The European season may be over, but the work of Lucky Strike BAR Honda's seven truckies is far from done. That their year finishes when the trucks head back to Brackley at the end of the European season is somewhat of a misnomer. Driving the HGV's laden with their 20+ tonnes of equipment is just part of the job, and when the team head to the last two long hauls of the season, so will the truckies...

The chief truckie for BAR is Trevor Bailey. It's Bailey's job to oversee the work of his six colleagues over any given race weekend, and this work can be as varied as driving the trucks to the track, looking after the team's allocation of Bridgestone tyres or refuelling the car throughout it's weekend on track. At long hauls such as the U.S and Japan, they will also take charge of the freight when it arrives off the plane, and the garage set-up minus the trucks.

A carpenter and joiner by trade, Bailey was running his business in the UK when he decided on a career change and got the motorsport bug. His new career began in 1991, working in Formula 3000. From there it was on to Benetton and then to BAR.

"I started working with Benetton in 1994, testing and then racing, until I left in 1997. I was enjoying chilling out at home for a while when I got the call from BAR. They had to pester me for a bit to be honest because I was quite happy being at home, but eventually they twisted my arm and I committed to a few year's with the team. I've been there ever since."

Being a truckie for any F1 team requires very long hours of very hard graft, a great deal of time on the road, and a great deal to do at the track. So what is it about being a truckie that Bailey enjoys the most?

"I'd say the best thing about my job is the camaraderie that I have with the truckies I work with. I think we all enjoy going away and seeing places but when you've been doing it as long as we have it can be tough. That's when having a bit of a laugh and getting on well together can make a big difference. We're lucky because we all get on so well."

For Bailey and his compatriots, a race weekend begins long before the fans converge at the circuit. It varies slightly from race to race, but in general they are at the factory and packing up the weekend before the Grand Prix. From there the trucks travel to the circuit, arriving on a Sunday in time to be brought into the track, lined up in place and unpacked.

By the time the rest of the race team arrive on a Wednesday the truckies have painted the garage floor, set up the shell of the garage, washed the trucks down and put the garage equipment in place. Once that multitude of tasks is completed their work is far from done though. Some of the truckies then become the tyre men for the team. Others look after fuel and all of them have a role in the pitstop come race day. Not much respite then. As Bailey explains...

"We don't get a great deal of time off in our jobs because of the nature of our work. In general we're leaving for the track very early on a Monday, working until the following Sunday and then looking after the pack-up before driving back to Brackley.

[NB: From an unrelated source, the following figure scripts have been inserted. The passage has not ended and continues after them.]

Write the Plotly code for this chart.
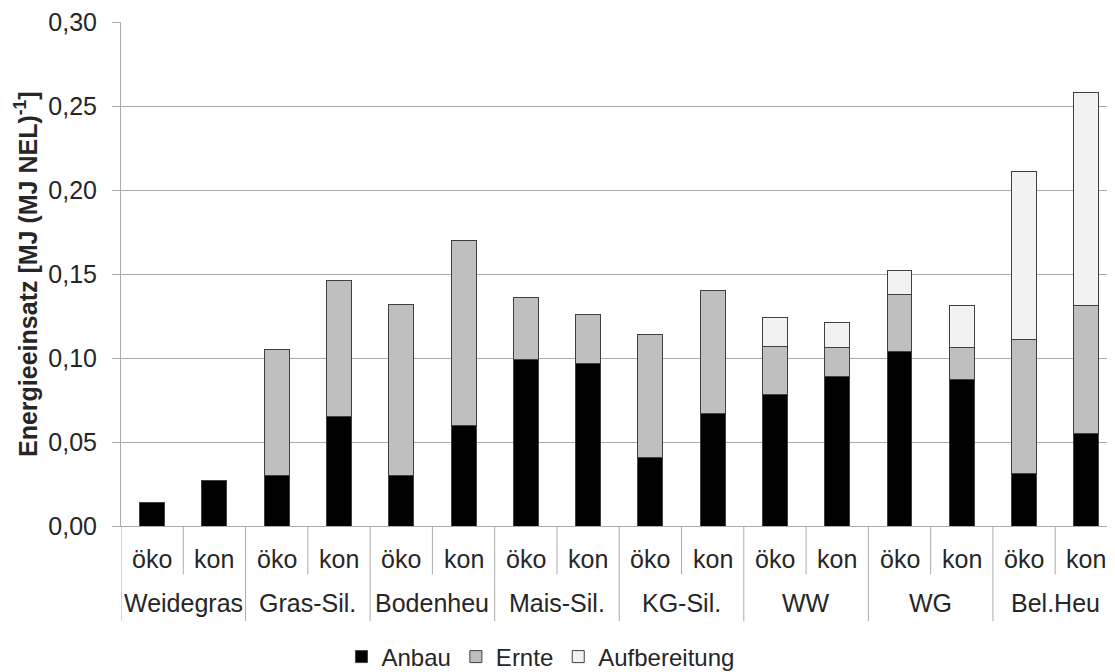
import plotly.graph_objects as go

groups = ["Weidegras", "Gras-Sil.", "Bodenheu", "Mais-Sil.", "KG-Sil.", "WW", "WG", "Bel.Heu"]
systems = ["öko", "kon"]
group_col = [g for g in groups for _ in systems]
system_col = [s for _ in groups for s in systems]

anbau = [0.014, 0.027, 0.030, 0.065, 0.030, 0.060, 0.099, 0.097,
         0.041, 0.067, 0.078, 0.089, 0.104, 0.087, 0.031, 0.055]
ernte = [None, None, 0.075, 0.081, 0.102, 0.110, 0.037, 0.029,
         0.073, 0.073, 0.029, 0.017, 0.034, 0.019, 0.080, 0.076]
aufbereitung = [None, None, None, None, None, None, None, None,
                None, None, 0.017, 0.015, 0.014, 0.025, 0.100, 0.127]

series = [("Anbau", anbau, "#000000"),
          ("Ernte", ernte, "#bfbfbf"),
          ("Aufbereitung", aufbereitung, "#f2f2f2")]

yticks = [0.0, 0.05, 0.10, 0.15, 0.20, 0.25, 0.30]

FONT = "Liberation Sans, Arial, sans-serif"
TXT = "#262626"
GRID = "#ababab"

# page body adds an 8px offset, so the figure is slightly smaller than the window
W, H = 1107, 664
ML, MR, MT, MB = 113, 0, 12, 146

fig = go.Figure()
for name, vals, col in series:
    fig.add_trace(go.Bar(
        x=[group_col, system_col], y=vals, name=name,
        marker=dict(color=col, line=dict(color="#404040", width=1)),
    ))

n = len(group_col)
shapes = []
for g in range(len(groups)):
    shapes.append(dict(type="line", xref="x", yref="paper",
                       x0=2 * g + 0.5, x1=2 * g + 0.5, y0=0, y1=-0.096,
                       line=dict(color=GRID, width=1)))
for g in range(len(groups) + 1):
    shapes.append(dict(type="line", xref="x", yref="paper",
                       x0=2 * g - 0.5, x1=2 * g - 0.5, y0=0, y1=-0.189,
                       line=dict(color=GRID, width=1)))

annotations = []
for i, s in enumerate(system_col):
    annotations.append(dict(x=i, y=-0.065, xref="x", yref="paper", text=s,
                            showarrow=False, xanchor="center", yanchor="middle",
                            font=dict(family=FONT, size=25, color=TXT)))
for g, name in enumerate(groups):
    annotations.append(dict(x=2 * g + 0.5, y=-0.152, xref="x", yref="paper", text=name,
                            showarrow=False, xanchor="center", yanchor="middle",
                            font=dict(family=FONT, size=25, color=TXT)))
plot_w = W - ML - MR
annotations.append(dict(x=(18 - ML) / plot_w, y=0.5, xref="paper", yref="paper",
                        text="<b>Energieeinsatz [MJ (MJ NEL)<sup>-1</sup>]</b>",
                        textangle=-90, showarrow=False,
                        xanchor="center", yanchor="middle",
                        font=dict(family=FONT, size=25, color=TXT)))

fig.update_layout(
    width=W, height=H,
    margin=dict(l=ML, r=MR, t=MT, b=MB),
    paper_bgcolor="white", plot_bgcolor="white",
    barmode="stack", bargap=0.6,
    separators=",.",
    font=dict(family=FONT, size=24, color=TXT),
    shapes=shapes, annotations=annotations,
    legend=dict(orientation="h", xref="container", yref="container",
                x=0.481, y=(H - 649) / H, xanchor="center", yanchor="middle",
                font=dict(family=FONT, size=24, color=TXT),
                itemwidth=30, traceorder="normal"),
    xaxis=dict(showticklabels=False, range=[-0.5, n - 0.5 - 0.04],
               showline=True, linecolor=GRID, linewidth=1,
               showgrid=False, ticks="", showdividers=False, zeroline=False),
    yaxis=dict(range=[0, 0.30], tickvals=yticks, tickformat=".2f",
               showline=True, linecolor=GRID, linewidth=1,
               showgrid=True, gridcolor=GRID, gridwidth=1,
               ticks="outside", ticklen=8, tickcolor=GRID,
               ticklabelstandoff=10, ticklabeloverflow="allow", zeroline=False,
               tickfont=dict(family=FONT, size=25, color=TXT)),
)

fig.write_html("out.html")
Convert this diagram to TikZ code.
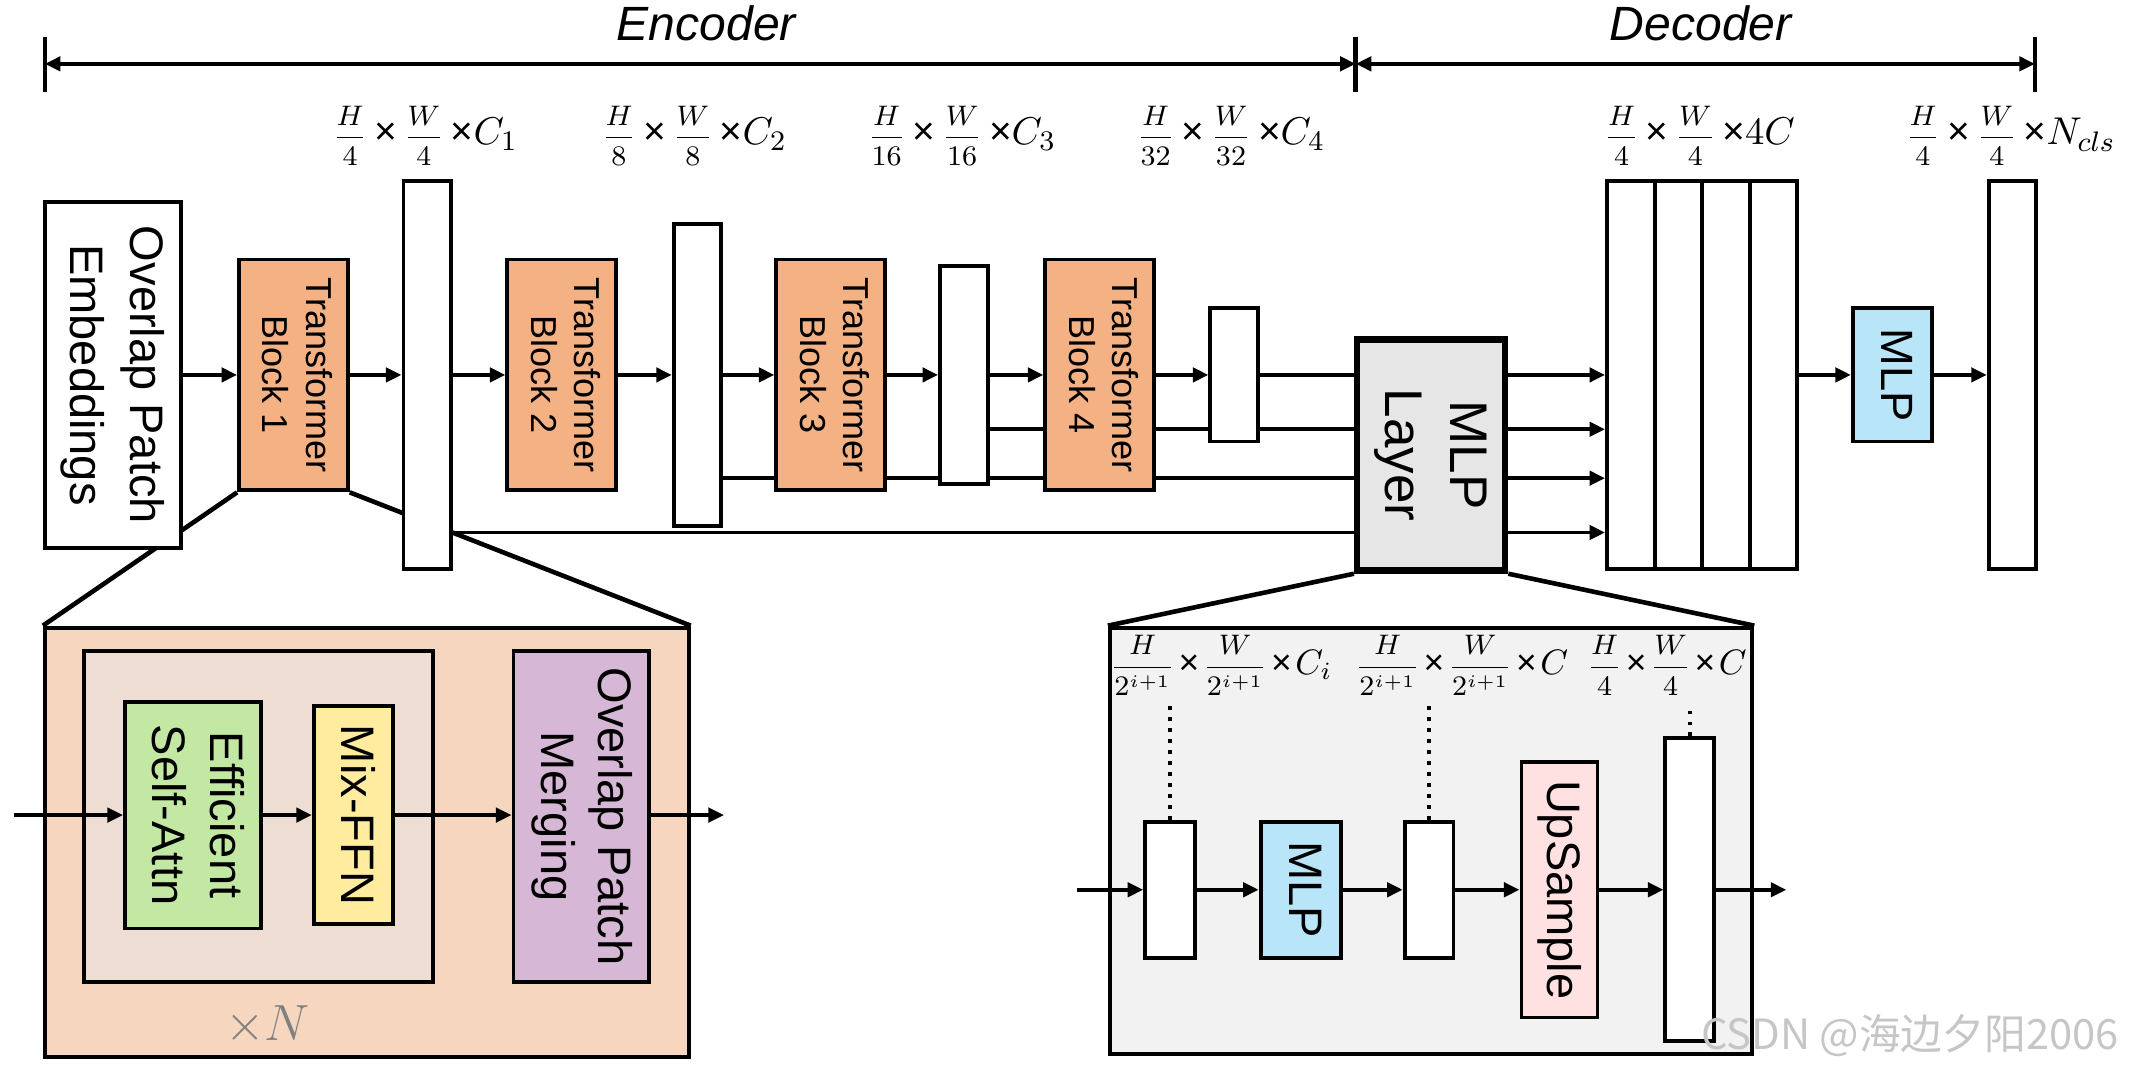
\documentclass[tikz,border=0pt]{standalone}
\usepackage{fontspec}
\setmainfont{Liberation Sans}
\newfontfamily\cjkfont{Noto Sans CJK SC}
\usetikzlibrary{arrows.meta,backgrounds}
\newlength\pxu \setlength\pxu{0.0135cm}
\definecolor{tbcol}{HTML}{F4B183}
\definecolor{peach}{HTML}{F7D6BF}
\definecolor{innercol}{HTML}{EEDDD3}
\definecolor{greencol}{HTML}{C3E8A4}
\definecolor{yellowcol}{HTML}{FFEC9E}
\definecolor{purplecol}{HTML}{D7B7D6}
\definecolor{bluecol}{HTML}{B9E5F8}
\definecolor{pinkcol}{HTML}{FFE1E1}
\definecolor{graycol}{HTML}{E6E6E6}
\definecolor{zoomgray}{HTML}{F2F2F2}
\newcommand\rottext[1]{\rotatebox{-90}{\begin{tabular}{@{}c@{}}#1\end{tabular}}}
\newcommand\fsTB{\fontsize{10.2}{12.3}\selectfont}
\newcommand\fsOPE{\fontsize{13.3}{17}\selectfont}
\newcommand\fsML{\fontsize{15}{18.5}\selectfont}
\newcommand\fsMLP{\fontsize{12.8}{15}\selectfont}
\newcommand\fsZ{\fontsize{13.3}{16.3}\selectfont}
\newcommand\fsHead{\fontsize{13.6}{16}\selectfont\itshape}
\newcommand\fsLab{\fontsize{11}{12}\selectfont}
\newcommand\fsLabS{\fontsize{10}{11}\selectfont}
\newcommand\ff[2]{{\fontsize{8.5}{10}\selectfont$\displaystyle\frac{#1}{#2}$}}
\newcommand\ffs[2]{{\fontsize{7.6}{9}\selectfont$\displaystyle\frac{#1}{#2}$}}
\newcommand\tm{\,×\,}
\newcommand\tms{\kern1pt×\kern1pt}
\newcommand\tme{\,×}
\tikzset{
  bx/.style={draw, line width=1.1pt, inner sep=0pt, align=center},
  arr/.style={line width=1.1pt, -{Triangle[length=4.4pt,width=4pt]}},
  darr/.style={line width=1.3pt, {Triangle[length=4.4pt,width=4pt]}-{Triangle[length=4.4pt,width=4pt]}},
  ln/.style={line width=1.1pt},
  zl/.style={line width=1.3pt},
  lab/.style={inner sep=0pt, font=\fsLab},
  labs/.style={inner sep=0pt, font=\fsLabS},
}
\begin{document}
\begin{tikzpicture}[x=0.0135cm,y=-0.0135cm]
\useasboundingbox (0,0) rectangle (1568,787);

% header
\coordinate (e0) at (33,47);
\coordinate (e1) at (998,47);
\coordinate (e2) at (1498,47);
\draw[line width=1.3pt] (33,27) -- (33,68);
\draw[line width=1.3pt] (998,27) -- (998,68);
\draw[line width=1.3pt] (1498,27) -- (1498,68);
\draw[darr] (e0) -- (e1);
\draw[darr] (e1) -- (e2);
\node[font=\fsHead] (enc) at (520,17) {Encoder};
\node[font=\fsHead] (dec) at (1252,17) {Decoder};

% dimension labels
\node[lab] (d1) at (313,100) {\ff{H}{4}\tm\ff{W}{4}\tme$C_1$};
\node[lab] (d2) at (511,100) {\ff{H}{8}\tm\ff{W}{8}\tme$C_2$};
\node[lab] (d3) at (708,100) {\ff{H}{16}\tm\ff{W}{16}\tme$C_3$};
\node[lab] (d4) at (906,100) {\ff{H}{32}\tm\ff{W}{32}\tme$C_4$};
\node[lab] (d5) at (1251,100) {\ff{H}{4}\tm\ff{W}{4}\tme$4C$};
\node[lab] (d6) at (1480,100) {\ff{H}{4}\tm\ff{W}{4}\tme$N_{cls}$};

% main encoder row
\node[bx, fill=white, minimum width=100\pxu, minimum height=255\pxu, font=\fsOPE] (ope) at (83,276) {\rottext{Overlap Patch\\Embeddings}};
\node[bx, fill=tbcol, minimum width=80\pxu, minimum height=170\pxu, font=\fsTB] (tb1) at (216,276) {\rottext{Transformer\\Block 1}};
\node[bx, fill=white, minimum width=35\pxu, minimum height=286\pxu] (f1) at (314.5,276) {};
\node[bx, fill=tbcol, minimum width=80\pxu, minimum height=170\pxu, font=\fsTB] (tb2) at (413.5,276) {\rottext{Transformer\\Block 2}};
\node[bx, fill=white, minimum width=35\pxu, minimum height=222\pxu] (f2) at (513.5,276) {};
\node[bx, fill=tbcol, minimum width=80\pxu, minimum height=170\pxu, font=\fsTB] (tb3) at (611.5,276) {\rottext{Transformer\\Block 3}};
\node[bx, fill=white, minimum width=35\pxu, minimum height=160\pxu] (f3) at (709.5,276) {};
\node[bx, fill=tbcol, minimum width=80\pxu, minimum height=170\pxu, font=\fsTB] (tb4) at (809.5,276) {\rottext{Transformer\\Block 4}};
\node[bx, fill=white, minimum width=35\pxu, minimum height=98\pxu] (f4) at (908.5,276) {};
\node[bx, fill=graycol, line width=1.8pt, minimum width=109\pxu, minimum height=170\pxu, font=\fsML] (mlpl) at (1053.5,335) {\rottext{MLP\\Layer}};

% decoder
\node[bx, fill=white, minimum width=35\pxu, minimum height=286\pxu] (c1) at (1200.5,276) {};
\node[bx, fill=white, minimum width=35\pxu, minimum height=286\pxu] (c2) at (1235.5,276) {};
\node[bx, fill=white, minimum width=35\pxu, minimum height=286\pxu] (c3) at (1270.5,276) {};
\node[bx, fill=white, minimum width=35\pxu, minimum height=286\pxu] (c4) at (1305.5,276) {};
\node[bx, fill=bluecol, minimum width=58\pxu, minimum height=98\pxu, font=\fsMLP] (mlp) at (1393,276) {\rottext{MLP}};
\node[bx, fill=white, minimum width=35\pxu, minimum height=286\pxu] (out) at (1481.5,276) {};

% skip-line levels
\coordinate (y316) at (0,316);
\coordinate (y352) at (0,352);
\coordinate (y392) at (0,392);
\coordinate (y276) at (0,276);

% left zoom
\node[bx, fill=peach, minimum width=474\pxu, minimum height=316\pxu] (zl) at (270,620) {};
\node[bx, fill=innercol, minimum width=257\pxu, minimum height=244\pxu] (inner) at (190.5,601) {};
\node[bx, fill=greencol, minimum width=100\pxu, minimum height=167\pxu, font=\fsZ] (esa) at (142,600) {\rottext{Efficient\\Self-Attn}};
\node[bx, fill=yellowcol, minimum width=58\pxu, minimum height=161\pxu, font=\fsZ] (ffn) at (260,600) {\rottext{Mix-FFN}};
\node[bx, fill=purplecol, minimum width=100\pxu, minimum height=244\pxu, font=\fsZ] (opm) at (428,601) {\rottext{Overlap Patch\\Merging}};
\node[text=gray, font=\fontsize{15}{15}\selectfont] (xn) at (197,755) {$\times N$};
\coordinate (lin) at (10,600);
\coordinate (lout) at (533,600);

% right zoom
\node[bx, fill=zoomgray, minimum width=473\pxu, minimum height=314\pxu] (zr) at (1053.5,619) {};
\node[bx, fill=white, minimum width=37\pxu, minimum height=100\pxu] (r1) at (861.5,655) {};
\node[bx, fill=bluecol, minimum width=59\pxu, minimum height=100\pxu, font=\fsZ] (rmlp) at (957.5,655) {\rottext{MLP}};
\node[bx, fill=white, minimum width=36\pxu, minimum height=100\pxu] (r2) at (1052,655) {};
\node[bx, fill=pinkcol, minimum width=56\pxu, minimum height=188\pxu, font=\fsZ] (up) at (1148,655) {\rottext{UpSample}};
\node[bx, fill=white, minimum width=36\pxu, minimum height=223\pxu] (r3) at (1244,655) {};
\node[labs] (l1) at (899,490) {\ffs{H}{2^{i+1}}\tms\ffs{W}{2^{i+1}}\tms$C_i$};
\node[labs] (l2) at (1076,490) {\ffs{H}{2^{i+1}}\tms\ffs{W}{2^{i+1}}\tms$C$};
\node[labs] (l3) at (1227,490) {\ffs{H}{4}\tms\ffs{W}{4}\tms$C$};
\coordinate (dl) at (0,520);
\coordinate (rin) at (793,655);
\coordinate (rout) at (1315,655);

\begin{scope}[on background layer]
  \draw[zl] (tb1.south west) -- (zl.north west);
  \draw[zl] (tb1.south east) -- (zl.north east);
  \draw[zl] (mlpl.south west) -- (zr.north west);
  \draw[zl] (mlpl.south east) -- (zr.north east);
  \draw[ln] (f3.east |- y316) -- (mlpl.west |- y316);
  \draw[ln] (f2.east |- y352) -- (mlpl.west |- y352);
  \draw[ln] (f1.east |- y392) -- (mlpl.west |- y392);
\end{scope}

% main arrows
\draw[arr] (ope) -- (tb1);
\draw[arr] (tb1) -- (f1);
\draw[arr] (f1) -- (tb2);
\draw[arr] (tb2) -- (f2);
\draw[arr] (f2) -- (tb3);
\draw[arr] (tb3) -- (f3);
\draw[arr] (f3) -- (tb4);
\draw[arr] (tb4) -- (f4);
\draw[ln] (f4.east) -- (mlpl.west |- y276);
\draw[arr] (mlpl.east |- y276) -- (c1.west |- y276);
\draw[arr] (mlpl.east |- y316) -- (c1.west |- y316);
\draw[arr] (mlpl.east |- y352) -- (c1.west |- y352);
\draw[arr] (mlpl.east |- y392) -- (c1.west |- y392);
\draw[arr] (c4) -- (mlp);
\draw[arr] (mlp) -- (out);

% left zoom arrows
\draw[arr] (lin) -- (esa);
\draw[arr] (esa) -- (ffn);
\draw[arr] (ffn) -- (opm.west |- lin);
\draw[arr] (opm.east |- lin) -- (lout);

% right zoom arrows
\draw[arr] (rin) -- (r1);
\draw[arr] (r1) -- (rmlp);
\draw[arr] (rmlp) -- (r2);
\draw[arr] (r2) -- (up);
\draw[arr] (up) -- (r3);
\draw[arr] (r3) -- (rout);
\draw[dotted, line width=1.1pt] (r1.north) -- (r1.north |- dl);
\draw[dotted, line width=1.1pt] (r2.north) -- (r2.north |- dl);
\draw[dotted, line width=1.1pt] (r3.north) -- (r3.north |- dl);

% watermark
\node[text=gray!45, font=\cjkfont\fontsize{11.8}{13}\selectfont] (wm) at (1406,762) {CSDN @海边夕阳2006};
\end{tikzpicture}
\end{document}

In general we get back on a Tuesday after the race and spend the remainder of that day off loading, washing the trucks and setting them up again. That leaves us with only a couple of days off, which isn't a great deal of time! My priority then is spending time with my wife and children - the very hardest thing about being away so much is not being able to spend much time with them."

Not a job for the work shy or faint hearted, Bailey explains the importance of team work and being able to rely heavily on the guys he works with: "One of the most important things about the job of chief truckie is making sure that everything that should be at the track and on the trucks if there. That's a huge job: There's no way you could have a complete check list for the thousands of bits that go on the trucks each race, so I rely heavily on the lads to know what they are taking on their particular truck. It's a case of helping each other out as much as possible and trusting each other as well."